“Replication” is in the Eye of the Beholder

Black and white circles on starry background

One of the best episodes of the The Twilight Zone centers on a woman living as a patient in a shadowy hospital. She recovers from her eleventh plastic surgery procedure, her face completely covered by bandages. Doctors and nurses, their own faces obscured, whisper about her apparently ghastly appearance. The intensity of the episode builds until finally, the bandages are removed. Realizing the surgery failed yet again, the lead doctor yells out in horror, “no change!”

The twist: the audience is shown the face of a beautiful woman while the doctors and nurses are revealed to have grotesque, pig-like faces. The audience is left dumbstruck and in a state of confusion, yet the heavy-handed message is clear: perception is everything.

I was reminded of this episode as I observed the melodramatic reactions to my recently-released “conceptual replication” of the famous Marshmallow Test. The study, which I co-authored with Greg Duncan and Haonan Quan, was covered here and here, so I won’t rehash the findings in great detail.

In essence, the original Marshmallow Test research (conducted by Psychologist Walter Mischel) reported that kids who were able to delay gratification at a young age were likely to be more successful later in life across a large set of measures (e.g., SAT scores, behavioral outcomes, body mass index, etc.). In our “conceptual replication,” we attempted to re-examine these findings in a larger and more diverse sample of children than the sample used by Mischel. We found some evidence suggesting that success on the Marshmallow Test was predictive of later life success, but we also found that most of the relation between delay of gratification and later outcomes was driven by other factors in a child’s life — like socioeconomic status, early cognitive ability, and parenting.

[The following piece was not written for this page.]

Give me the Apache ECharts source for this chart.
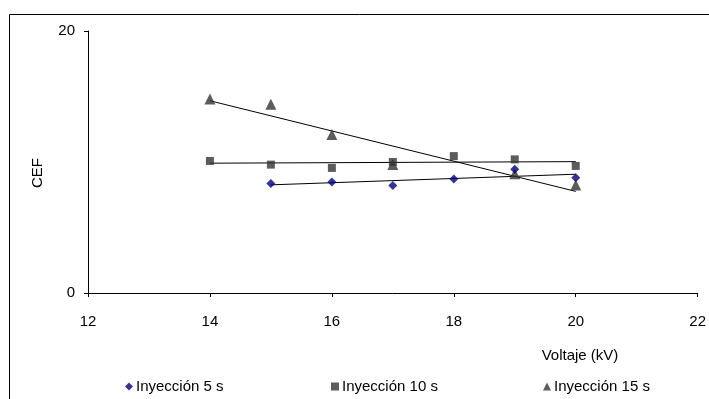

The response to our work has been much more heated than I expected, as many rushed to label our paper as another “failed” replication of a beloved study from Psychology. It probably did not help matters that findings from several other well-known Psychology studies were also called into question by recently-published replications. Indeed, the famous 30-million word gap was scrutinized in a new Child Development piece, and a large-scale trial testing the concept of ego depletion recently found little evidence in support of the famous theory.

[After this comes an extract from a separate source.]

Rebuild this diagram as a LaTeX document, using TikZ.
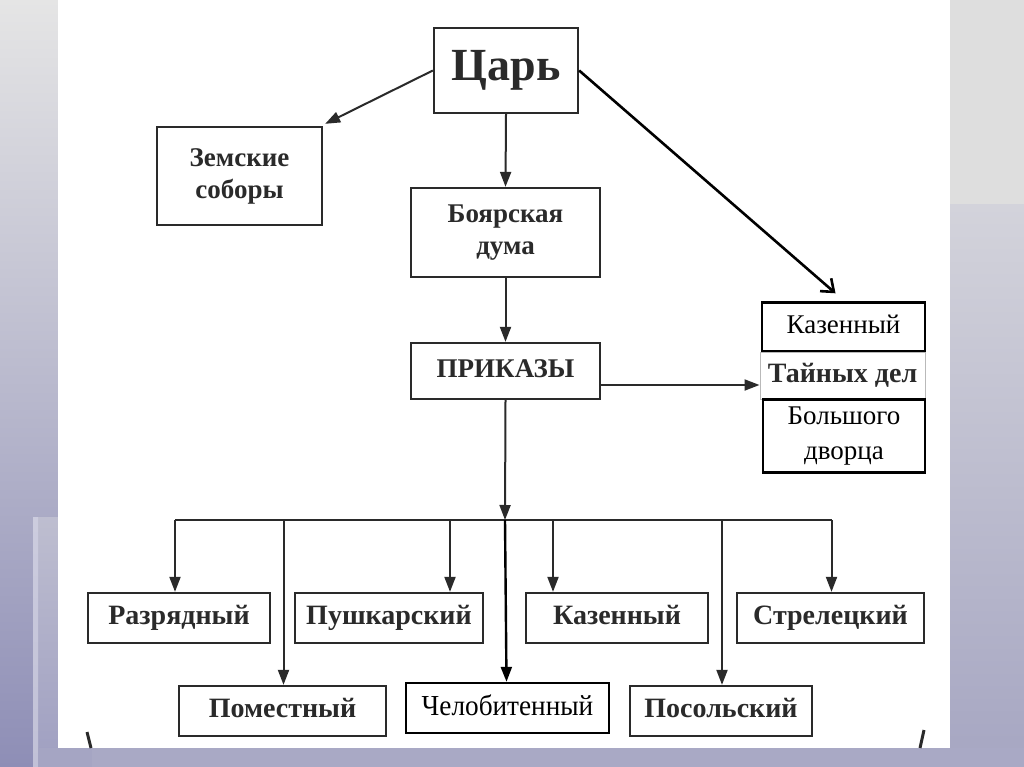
\documentclass[tikz,border=0pt]{standalone}
\usepackage{fontspec}
\setmainfont{Liberation Serif}
\usetikzlibrary{arrows.meta}
\definecolor{bgtop}{HTML}{E5E5E5}
\definecolor{bgbot}{HTML}{8E8EB6}
\definecolor{rtop}{HTML}{D3D3DB}
\definecolor{rbot}{HTML}{A6A6C2}
\definecolor{strip}{HTML}{A9A9C5}
\definecolor{ink}{HTML}{2A2A2A}
\tikzset{
  oldbox/.style={draw=ink, line width=2.3pt, inner sep=0pt,
    font=\bfseries\fontsize{28}{32}\selectfont, text=ink},
  two/.style={align=center, font=\bfseries\fontsize{27}{32}\selectfont},
  one/.style={text height=19pt, text depth=6pt},
  newbox/.style={draw=black, line width=2.4pt, inner sep=0pt,
    font=\fontsize{27}{35}\selectfont},
  arr/.style={draw=ink, line width=2pt, -{Triangle[length=15pt,width=11pt]}},
  vline/.style={draw=ink, line width=2pt},
}
\begin{document}
\begin{tikzpicture}[x=1pt,y=-1pt]
\useasboundingbox (0,0) rectangle (1024,767);
% background
\shade[top color=bgtop, bottom color=bgbot] (0,0) rectangle (1024,767);
\shade[top color=bgtop!55!bgbot, bottom color=bgbot!85!white] (38,517) rectangle (58,767);
\shade[top color=white!55!bgbot, bottom color=white!45!bgbot] (33,517) rectangle (38,767);
\fill[bgtop!97!black] (950,0) rectangle (1024,205);
\shade[top color=rtop, bottom color=rbot] (950,205) rectangle (1024,767);
\fill[strip] (92,748) rectangle (1024,767);
\fill[strip!85!bgbot] (38,748) rectangle (92,767);
\fill[white] (58,0) rectangle (950,748);
% nodes
\node[oldbox, text height=31pt, text depth=10pt, minimum width=144, minimum height=85, font=\bfseries\fontsize{46}{50}\selectfont] (tsar) at (506,70.5) {Царь};
\node[oldbox, two, minimum width=165, minimum height=98] (zem) at (239.5,176) {Земские\\соборы};
\node[oldbox, two, minimum width=189, minimum height=89] (duma) at (505.5,232.5) {Боярская\\дума};
\node[oldbox, one, minimum width=189, minimum height=56, font=\bfseries\fontsize{27}{32}\selectfont] (prik) at (505.5,371) {ПРИКАЗЫ};
\node[newbox, one, minimum width=163, minimum height=49] (kaz1) at (843.5,327) {Казенный};
\node[oldbox, one, draw=gray!55, line width=1pt, minimum width=165, minimum height=47] (tain) at (842.5,376) {Тайных дел};
\node[newbox, align=center, minimum width=162, minimum height=73] (bolsh) at (844,436) {Большого\\дворца};
\node[oldbox, one, minimum width=182, minimum height=50] (razr) at (179,618) {Разрядный};
\node[oldbox, one, minimum width=188, minimum height=50] (push) at (389,618) {Пушкарский};
\node[oldbox, one, minimum width=182, minimum height=50] (kaz2) at (617,618) {Казенный};
\node[oldbox, one, minimum width=187, minimum height=50] (strel) at (830.5,618) {Стрелецкий};
\node[oldbox, one, minimum width=207, minimum height=50] (pomest) at (282.5,711) {Поместный};
\node[newbox, text height=20pt, text depth=6pt, minimum width=203, minimum height=50, font=\fontsize{29}{34}\selectfont\addfontfeatures{FakeStretch=0.94}] (chel) at (507.5,708) {Челобитенный};
\node[oldbox, one, minimum width=182, minimum height=50] (posol) at (721,711) {Посольский};
% connectors
\coordinate (hub) at (505,520);
\draw[arr] (tsar.west) -- ([xshift=2pt,yshift=2pt]zem.north east);
\draw[arr] (tsar.south) -- (duma.north);
\draw[arr] (duma.south) -- (prik.north);
\draw[black, line width=2.6pt, -{Straight Barb[length=11pt,width=17pt,line width=2.6pt]}] (tsar.east) -- ([xshift=-8pt,yshift=8pt]kaz1.north);
\draw[arr] ([yshift=-14pt]prik.east) -- ([yshift=-14pt]prik.east -| tain.west);
\draw[arr] (prik.south) -- (hub);
\draw[vline] ([xshift=-4pt]razr.north |- hub) -- ([xshift=1pt]strel.north |- hub);
\draw[arr] ([xshift=-4pt]razr.north |- hub) -- ([xshift=-4pt]razr.north);
\draw[arr] ([xshift=61pt]push.north |- hub) -- ([xshift=61pt]push.north);
\draw[arr] ([xshift=-64pt]kaz2.north |- hub) -- ([xshift=-64pt]kaz2.north);
\draw[arr] ([xshift=1pt]strel.north |- hub) -- ([xshift=1pt]strel.north);
\draw[arr] ([xshift=1pt]pomest.north |- hub) -- ([xshift=1pt]pomest.north);
\draw[arr] ([xshift=1pt]posol.north |- hub) -- ([xshift=1pt]posol.north);
\draw[black, line width=2.4pt, -{Triangle[length=15pt,width=11pt]}] (hub) -- ([xshift=-1pt]chel.north);
% bracket remnants
\draw[ink, line width=3pt] (87,732) -- (91,748);
\draw[ink, line width=3pt] (924,730) -- (920,748);
\end{tikzpicture}
\end{document}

The popular conclusion was clear: these replications have thrown a grenade into the classic Psychology literature and laid waste to every Psychology 101 course in the process!

Yet, after you wade through the click-bait headlines and mic-drop tweets about these studies, you are left with a much less dramatic picture. In each case, the new study has simply moved us a little more toward complexity, and a little further away from a position of certainty. What’s wrong with acknowledging that? In fact, if you read each of these studies carefully, you start to ponder the definition of the word “replication.”

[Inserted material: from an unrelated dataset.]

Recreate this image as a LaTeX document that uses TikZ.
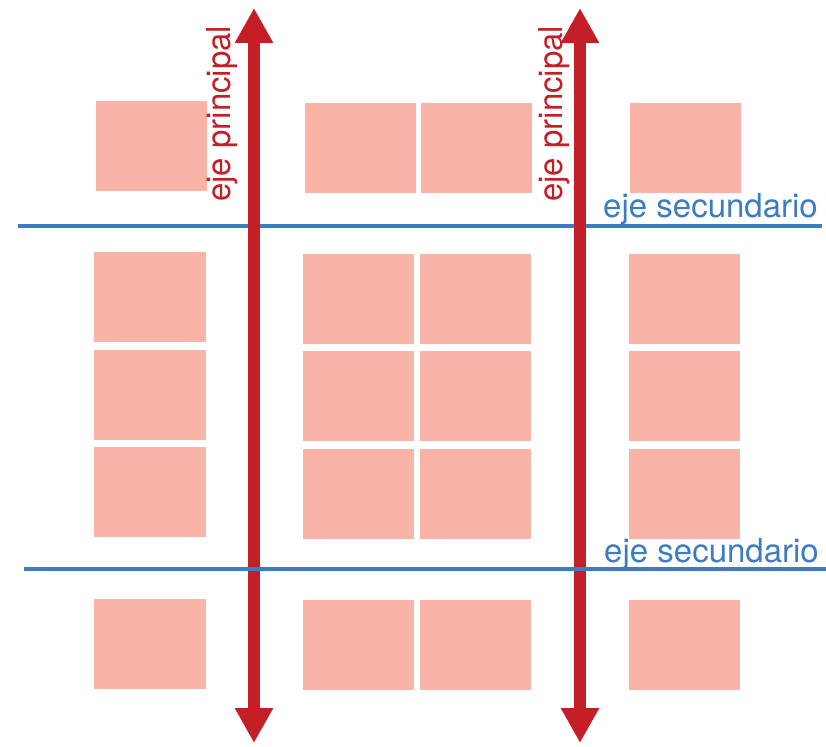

When articles are written about the “replication crisis” (which is a term all-too perfect for an age where complex science debates are reduced to 140-character arguments on social media), we imagine a scientist taking the methods from a published study and replicating the exact steps again with a different sample. If the results change, then the original study must have been false. The crisis builds!

In many areas of social science, particularly in fields like Developmental Psychology and Education, replications rarely work that way. In our study, the methods we used differed from the original work. This was partly due to conscious design decisions that we adopted and partly due to limitations of the dataset we had to work with. We did not attempt to conduct a point-by-point replication of the original Marshmallow Test work, because we were not concerned with “disproving” the older studies. Rather, we were interested in examining the conclusions that had been drawn in the years since the foundational studies were published — and here’s where perception matters.

If you thought that the original work showed that the Marshmallow Test illuminated interesting variation in young children and that this variation correlated with later life outcomes, then our study found some evidence supporting this. In contrast, if you thought that the original work suggested that delay of gratification was a critical skill that was well-captured by the Marshmallow Test and could alone shape a child’s life course, then we found evidence against this.

When our new results are interpreted, they should be viewed alongside the older studies, and should be seen as adding shades of complexity to what we already know — not interpreted as definitive proof that the original work was false. In many cases, treating a single study with the word “replication” in the title as definitive proof of anything falls prey to the same error that led us to over-interpret the results from the original work. This leads to a back and forth that will leave us spinning our wheels rather than developing a knowledge base that furthers our understanding of human cognition and behavior. We should become comfortable with uncertainty and complexity in our research, and the language we use to discuss our findings should reflect this.

The next time we unwrap the findings from a new replication of a social science study, let’s resist the temptation to rush to judgment like the doomed characters in that classic Twilight Zone episode. Instead, we should remember that any judgement over whether a study “passed” or “failed” replication probably depends on what you perceived the results of the original study to mean in the first place.


Dr. Tyler Watts is a Research Assistant Professor and Postdoctoral Scholar in the Steinhardt School of Culture, Education and Human Development at New York University.